Ardagh enlists Apollo to refinance $700m debt falling due next year

Companies also agree plan to mop up some risky bonds as S&P moved earlier this month to downgrade company on account of $12bn debt burden

Paul Coulson has built Ardagh Group over the past 25 years into one of the world's largest glass and metal container makers. He effectively owns 36 per cent of the group. Photograph: Alan Betson
Paul Coulson has built Ardagh Group over the past 25 years into one of the world's largest glass and metal container makers. He effectively owns 36 per cent of the group. Photograph: Alan Betson

Businessman Paul Coulson’s Ardagh Group has secured at least $1.04 billion (€980 million) of loans from US alternative asset manager Apollo to refinance bonds that are due for repayment next year and mop up some of its riskiest debt at a discount to its original value.

The new loans are understood to carry an interest rate below 9 per cent. That is well above the rates on the bonds that are being repaid and reflects how global borrowing costs have spiralled in recent years and the low credit rating that Ardagh carries with leading credit ratings agencies. The new loans are set to mature in 2029.

The new facilities are mainly made up of a $790 million senior secured term loan from Apollo, which will be used to redeem at face value $700 million of senior notes that are due to be repaid in 12 months’ time and which carry a 5.25 per cent interest rate, or coupon.

Ardagh, one of the world’s largest glass and metal container makers, has also entered a deal that would see Apollo, a specialist in debt solutions, go into the market to buy out some of the group’s riskiest bonds at a likely deep discount to their face value. The $1.8 billion of junior debt notes, due in 2027, were sold by a holding company at the top of Ardagh’s corporate tree and were trading at between 27 and 31 US cents on the dollar late last week.

READ MORE

Under this element of the deal, Apollo will swap Ardagh 2027 notes acquired in the market for new loans between both companies. Apollo will receive a premium above the price it pays for the notes in the market. The facility will be capped at $250 million.

Apollo has also agreed to provide an undisclosed amount in additional new term loans “to fund a debt service account” at a unit of Ardagh.

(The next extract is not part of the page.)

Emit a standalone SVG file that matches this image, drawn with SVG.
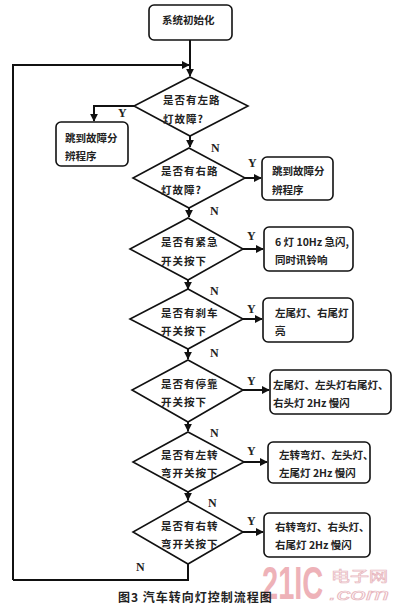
<svg xmlns="http://www.w3.org/2000/svg" width="400" height="609" viewBox="0 0 400 609">
<style>
.bg{fill:#fff}
.box{fill:#fff;stroke:#111;stroke-width:1.6}
.dia{fill:#fff;stroke:#111;stroke-width:1.6}
.ln{fill:none;stroke:#111;stroke-width:2}
.t{font-family:"Noto Sans CJK SC","Liberation Sans",sans-serif;font-size:10.5px;font-weight:bold;fill:#222}
.q{font-family:"Noto Sans CJK SC","Liberation Sans",sans-serif;font-size:10.5px;font-weight:bold;fill:#222;letter-spacing:1px}
.yn{font-family:"Liberation Serif",serif;font-size:12px;font-weight:bold;fill:#222}
.cap{font-family:"Noto Sans CJK SC","Liberation Sans",sans-serif;font-size:12px;font-weight:bold;fill:#222;letter-spacing:1px}
</style>
<defs>
<marker id="ah" viewBox="0 0 10 10" refX="9" refY="5" markerWidth="4" markerHeight="4" orient="auto">
<path d="M0,0 L10,5 L0,10 z" fill="#111"/>
</marker>
</defs>
<rect class="bg" width="400" height="609"/>
<g id="connectors">
<path class="ln" d="M190,40 V76" marker-end="url(#ah)"/>
<path class="ln" d="M13,580 V65 H189" marker-end="url(#ah)"/>
<path class="ln" d="M134,106 H94 V121" marker-end="url(#ah)"/>
<path class="ln" d="M190,136 V147" marker-end="url(#ah)"/>
<path class="ln" d="M245,178 H261" marker-end="url(#ah)"/>
<path class="ln" d="M189,208 V217" marker-end="url(#ah)"/>
<path class="ln" d="M243,249 H263" marker-end="url(#ah)"/>
<path class="ln" d="M188,280 V289" marker-end="url(#ah)"/>
<path class="ln" d="M243,319 H262" marker-end="url(#ah)"/>
<path class="ln" d="M188,349 V359" marker-end="url(#ah)"/>
<path class="ln" d="M243,390 H269" marker-end="url(#ah)"/>
<path class="ln" d="M188,422 V431" marker-end="url(#ah)"/>
<path class="ln" d="M244,462 H267" marker-end="url(#ah)"/>
<path class="ln" d="M188,492 V500" marker-end="url(#ah)"/>
<path class="ln" d="M243,532 H263" marker-end="url(#ah)"/>
<path class="ln" d="M188,564 V580 H13"/>
<text class="yn" x="118" y="117">Y</text>
<text class="yn" x="211" y="152">N</text>
<text class="yn" x="248" y="167">Y</text>
<text class="yn" x="210" y="215">N</text>
<text class="yn" x="247" y="240">Y</text>
<text class="yn" x="210" y="295">N</text>
<text class="yn" x="247" y="313">Y</text>
<text class="yn" x="210" y="357">N</text>
<text class="yn" x="247" y="385">Y</text>
<text class="yn" x="210" y="437">N</text>
<text class="yn" x="247" y="455">Y</text>
<text class="yn" x="208" y="507">N</text>
<text class="yn" x="247" y="525">Y</text>
<text class="yn" x="136" y="571">N</text>
</g>
<g id="start">
<rect class="box" x="149" y="5" width="83" height="35" rx="5"/>
<text class="t" x="162" y="24">系统初始化</text>
</g>
<g id="d1">
<polygon class="dia" points="190,77 248,106 190,136 134,106"/>
<text class="q" x="163" y="104">是否有左路</text>
<text class="q" x="163" y="123">灯故障?</text>
</g>
<g id="b1">
<rect class="box" x="56" y="122" width="72" height="44" rx="5"/>
<text class="t" x="65" y="142">跳到故障分</text>
<text class="t" x="65" y="160">辨程序</text>
</g>
<g id="d2">
<polygon class="dia" points="189,148 245,178 189,208 133,178"/>
<text class="q" x="161" y="175">是否有右路</text>
<text class="q" x="161" y="194">灯故障?</text>
</g>
<g id="b2">
<rect class="box" x="262" y="157" width="71" height="43" rx="5"/>
<text class="t" x="272" y="175">跳到故障分</text>
<text class="t" x="272" y="194">辨程序</text>
</g>
<g id="d3">
<polygon class="dia" points="188,218 243,249 188,280 130,249"/>
<text class="q" x="161" y="246">是否有紧急</text>
<text class="q" x="161" y="265">开关按下</text>
</g>
<g id="b3">
<rect class="box" x="264" y="227" width="89" height="44" rx="5"/>
<text class="t" x="275" y="246">6 灯 10Hz 急闪,</text>
<text class="t" x="275" y="264">同时讯铃响</text>
</g>
<g id="d4">
<polygon class="dia" points="188,289 243,319 188,349 130,319"/>
<text class="q" x="161" y="317">是否有刹车</text>
<text class="q" x="161" y="335">开关按下</text>
</g>
<g id="b4">
<rect class="box" x="263" y="298" width="90" height="44" rx="5"/>
<text class="t" x="275" y="317">左尾灯、右尾灯</text>
<text class="t" x="275" y="335">亮</text>
</g>
<g id="d5">
<polygon class="dia" points="188,360 243,390 188,422 132,390"/>
<text class="q" x="161" y="388">是否有停靠</text>
<text class="q" x="161" y="406">开关按下</text>
</g>
<g id="b5">
<rect class="box" x="270" y="370" width="121" height="44" rx="5"/>
<text class="t" x="273" y="389">左尾灯、左头灯右尾灯、</text>
<text class="t" x="273" y="407">右头灯 2Hz 慢闪</text>
</g>
<g id="d6">
<polygon class="dia" points="188,432 244,462 188,492 133,462"/>
<text class="q" x="161" y="459">是否有左转</text>
<text class="q" x="161" y="477">弯开关按下</text>
</g>
<g id="b6">
<rect class="box" x="268" y="442" width="102" height="41" rx="5"/>
<text class="t" x="279" y="459">左转弯灯、左头灯、</text>
<text class="t" x="279" y="477">左尾灯 2Hz 慢闪</text>
</g>
<g id="d7">
<polygon class="dia" points="188,501 243,532 188,564 133,532"/>
<text class="q" x="161" y="530">是否有右转</text>
<text class="q" x="161" y="548">弯开关按下</text>
</g>
<g id="b7">
<rect class="box" x="264" y="513" width="106" height="44" rx="5"/>
<text class="t" x="275" y="531">右转弯灯、右头灯、</text>
<text class="t" x="275" y="549">右尾灯 2Hz 慢闪</text>
</g>
<g id="watermark">
<text transform="translate(262,599) scale(1,1.6)" font-family="Liberation Sans,sans-serif" font-size="29" font-weight="bold" fill="#eeb2b8">21IC</text>
<text x="331" y="581" font-family="Noto Sans CJK SC,sans-serif" font-size="14" fill="none" stroke="#e8b8c0" stroke-width="0.7" textLength="57" lengthAdjust="spacingAndGlyphs">电子网</text>
<text x="329" y="600" font-family="Liberation Sans,sans-serif" font-size="16" font-style="italic" fill="none" stroke="#e8b8c0" stroke-width="0.7" textLength="60" lengthAdjust="spacingAndGlyphs">.com</text>
</g>
<g id="caption">
<text class="cap" x="118" y="602">图3  汽车转向灯控制流程图</text>
</g>
</svg>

All the new loans are secured against a holding company that owns the packaging group’s 76 per cent stake in New York-listed drink cans group Ardagh Metal Packaging.

Ardagh’s decision to enter a deal with a debt specialist is unusual for the group, which has been one of the most active Irish-run players in the US junk-bond market in the past two decades.

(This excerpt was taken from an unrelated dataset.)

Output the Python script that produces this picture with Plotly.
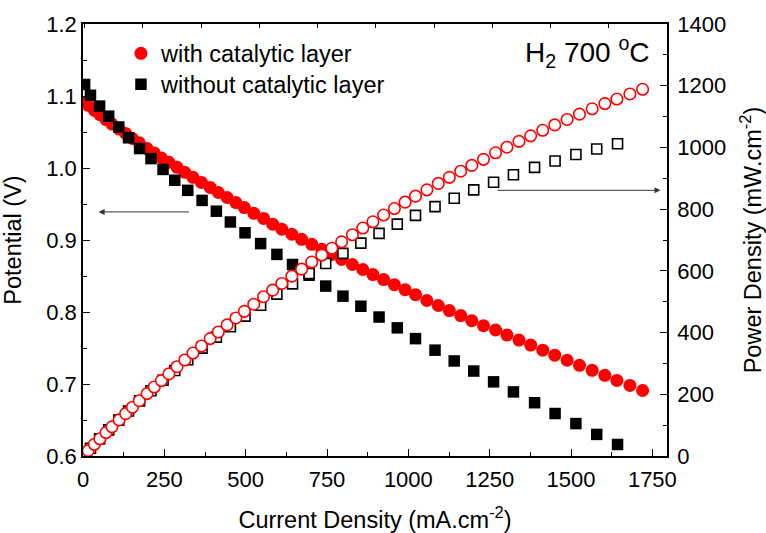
import plotly.graph_objects as go

# ---- data ----
cur_with = [6, 16, 35, 52, 71, 89, 111, 131, 152, 173, 197, 219, 241, 264, 289, 313, 338, 364, 391, 416,
            443, 470, 496, 525, 555, 583, 611, 642, 672, 703, 734, 765, 795, 828, 860, 891, 924, 957, 990, 1022,
            1057, 1092, 1126, 1161, 1195, 1231, 1268, 1303, 1340, 1376, 1413, 1450, 1488, 1526, 1565, 1604, 1641, 1681, 1720]
pot_with = [1.091, 1.087, 1.080, 1.074, 1.067, 1.061, 1.054, 1.048, 1.041, 1.035, 1.027, 1.021, 1.014, 1.008, 1.001,
            0.994, 0.987, 0.980, 0.973, 0.966, 0.959, 0.952, 0.945, 0.937, 0.930, 0.922, 0.915, 0.908, 0.901, 0.894,
            0.887, 0.880, 0.873, 0.866, 0.859, 0.852, 0.845, 0.838, 0.831, 0.824, 0.816, 0.809, 0.802, 0.795, 0.788,
            0.781, 0.775, 0.768, 0.761, 0.754, 0.747, 0.740, 0.733, 0.726, 0.719, 0.712, 0.705, 0.698, 0.691]
pow_with = [6.5, 17.4, 37.8, 55.8, 75.8, 94.4, 117.0, 137.3, 158.2, 179.1, 202.3, 223.6, 244.4, 266.1, 289.3,
            311.1, 333.6, 356.7, 380.4, 401.9, 424.8, 447.4, 468.7, 491.9, 516.2, 537.5, 559.1, 582.9, 605.5, 628.5,
            651.1, 673.2, 694.0, 717.0, 738.7, 759.1, 780.8, 802.0, 822.7, 842.1, 862.5, 883.4, 903.1, 923.0, 941.7,
            961.4, 982.7, 1000.7, 1019.7, 1037.5, 1055.5, 1073.0, 1090.7, 1107.9, 1125.2, 1142.0, 1156.9, 1173.3, 1188.5]

cur_without = [5, 23, 51, 79, 110, 140, 174, 209, 246, 282, 322, 366, 410, 453, 498, 546, 596, 644, 695, 746,
               799, 854, 910, 966, 1022, 1082, 1141, 1201, 1262, 1323, 1388, 1451, 1515, 1579, 1643]
pot_without = [1.116, 1.101, 1.086, 1.072, 1.057, 1.042, 1.027, 1.013, 0.998, 0.983, 0.969, 0.955, 0.940, 0.925,
               0.910, 0.895, 0.880, 0.866, 0.851, 0.836, 0.822, 0.808, 0.793, 0.778, 0.763, 0.747, 0.732, 0.718,
               0.703, 0.689, 0.674, 0.659, 0.645, 0.630, 0.616]
pow_without = [5.6, 25.3, 55.4, 84.7, 116.3, 145.9, 178.7, 211.7, 245.5, 277.2, 312.0, 349.5, 385.4, 419.0, 453.2,
               488.7, 524.5, 557.7, 591.4, 623.7, 656.8, 690.0, 721.6, 751.5, 779.8, 808.3, 835.2, 862.3, 887.2,
               911.5, 935.5, 956.2, 977.2, 994.8, 1012.1]

x_ticks = [0, 250, 500, 750, 1000, 1250, 1500, 1750]
FONT = "Arial, Liberation Sans, sans-serif"
RED = "#ff0000"
TICK_SIZE = 22
TITLE_SIZE = 23.5

fig = go.Figure()
fig.add_trace(go.Scatter(x=cur_with, y=pot_with, mode="markers", name="with catalytic layer",
                         marker=dict(symbol="circle", size=13, color=RED, line=dict(width=0)),
                         legend="legend"))
fig.add_trace(go.Scatter(x=cur_without, y=pot_without, mode="markers", name="without catalytic layer",
                         marker=dict(symbol="square", size=11.5, color="black", line=dict(width=0)),
                         legend="legend2"))
fig.add_trace(go.Scatter(x=cur_without, y=pow_without, mode="markers", yaxis="y2", showlegend=False,
                         marker=dict(symbol="square", size=10, color="white", line=dict(width=1.6, color="black"))))
fig.add_trace(go.Scatter(x=cur_with, y=pow_with, mode="markers", yaxis="y2", showlegend=False,
                         marker=dict(symbol="circle", size=11.5, color="white", line=dict(width=1.6, color=RED))))
# carrier for the top tick axis
fig.add_trace(go.Scatter(x=[None], y=[None], xaxis="x2", yaxis="y", showlegend=False, hoverinfo="skip"))

axis_common = dict(showline=True, linecolor="black", linewidth=1.6, ticks="inside", tickcolor="black",
                   tickwidth=1.4, ticklen=7, showgrid=False, zeroline=False,
                   tickfont=dict(family=FONT, size=TICK_SIZE, color="black"))

fig.update_layout(
    width=766, height=533,
    margin=dict(l=83, r=99, t=22, b=77),
    paper_bgcolor="white", plot_bgcolor="white",
    font=dict(family=FONT, color="black"),
    xaxis=dict(range=[0, 1795], tickvals=x_ticks, ticktext=[str(v) for v in x_ticks],
               automargin="left+right", ticklabelstandoff=3,
               minor=dict(ticks="inside", ticklen=4, tickwidth=1.4, tickcolor="black", dtick=125, tick0=0),
               title=dict(text="Current Density (mA.cm<sup>-2</sup>)", font=dict(family=FONT, size=TITLE_SIZE),
                          standoff=24),
               **axis_common),
    xaxis2=dict(overlaying="x", side="top", range=[-0.03, 10], dtick=1, tick0=0, showticklabels=False,
                showline=True, linecolor="black", linewidth=1.6, ticks="inside", ticklen=4, tickwidth=1.4,
                tickcolor="black", showgrid=False, zeroline=False),
    yaxis=dict(range=[0.6, 1.2], dtick=0.1, tick0=0.6, tickformat=".1f", automargin="top+bottom",
               minor=dict(ticks="inside", ticklen=4, tickwidth=1.4, tickcolor="black", dtick=0.05),
               title=dict(text="Potential (V)", font=dict(family=FONT, size=TITLE_SIZE), standoff=18),
               **axis_common),
    yaxis2=dict(overlaying="y", side="right", range=[0, 1400], dtick=200, tick0=0,
                automargin="top+bottom", ticklabelstandoff=4,
                minor=dict(ticks="inside", ticklen=4, tickwidth=1.4, tickcolor="black", dtick=100),
                title=dict(text="Power Density (mW.cm<sup>-2</sup>)", font=dict(family=FONT, size=TITLE_SIZE),
                           standoff=24),
                **axis_common),
    legend=dict(x=0.065, y=0.9316, xanchor="left", yanchor="middle", bgcolor="rgba(0,0,0,0)",
                font=dict(family=FONT, size=23.5, color="black")),
    legend2=dict(x=0.065, y=0.860, xanchor="left", yanchor="middle", bgcolor="rgba(0,0,0,0)",
                 font=dict(family=FONT, size=23.5, color="black")),
    annotations=[
        dict(text="H<sub>2</sub> 700 <sup>o</sup>C", xref="paper", yref="paper", x=0.975, y=0.936,
             xanchor="right", yanchor="middle", showarrow=False, font=dict(family=FONT, size=28, color="black")),
        dict(x=48, y=0.939, ax=330, ay=0.939, xref="x", yref="y", axref="x", ayref="y",
             showarrow=True, arrowhead=2, arrowsize=1.2, arrowwidth=1, arrowcolor="#333333", text=""),
        dict(x=1775, y=861, ax=1270, ay=861, xref="x", yref="y2", axref="x", ayref="y2",
             showarrow=True, arrowhead=2, arrowsize=1.2, arrowwidth=1, arrowcolor="#333333", text=""),
    ],
)

fig.write_html("out.html", config={"displayModeBar": False},
               post_script="document.body.style.margin='0';")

However, the move buys the group time to deal with its wider $12 billion (€11.2 billion) debt pile.

Standard & Poor’s downgraded Ardagh’s debt rating this month to B-, which is six rungs deep into “junk” status and 15 levels below its top-notch AAA rating, saying its “negative outlook reflects the risk the capital structure could become unsustainable if the group continues to burn cash, struggles to refinance its very high debt stock, or considers restructuring options such as a distressed debt exchange”.

Ardagh said on Monday that it “continues to evaluate options with its capital structure and, together with its affiliates, may seek to further reduce its debt through discounted open market purchases, tender offers, exchange offers, privately negotiated transactions or otherwise”.

Ardagh, which traces its roots to the long-since closed glass bottle factory in Dublin’s Ringsend, has been turned by Mr Coulson into one of the world’s largest glass and metal container makers over the past 25 years through a series of debt-fuelled acquisitions. Mr Coulson stood down as executive chairman late last year but remains on the board and holds an effective 36 per cent stake in the group, which is domiciled in Luxembourg.

The group confirmed that it is being advised by US investment bank Houlihan Lokey and law firm Kirkland & Ellis regarding its debt pile.

Ardagh’s adjusted earnings before interest, tax, depreciation and amortisation (EBITDA) slid by 25 per cent on the year to $243 million in the fourth quarter last year amid subdued consumer confidence and as drinks and food companies cut back orders to run down packaging stockpiles. The company had invested heavily in recent years, mainly to expand its can production capacity.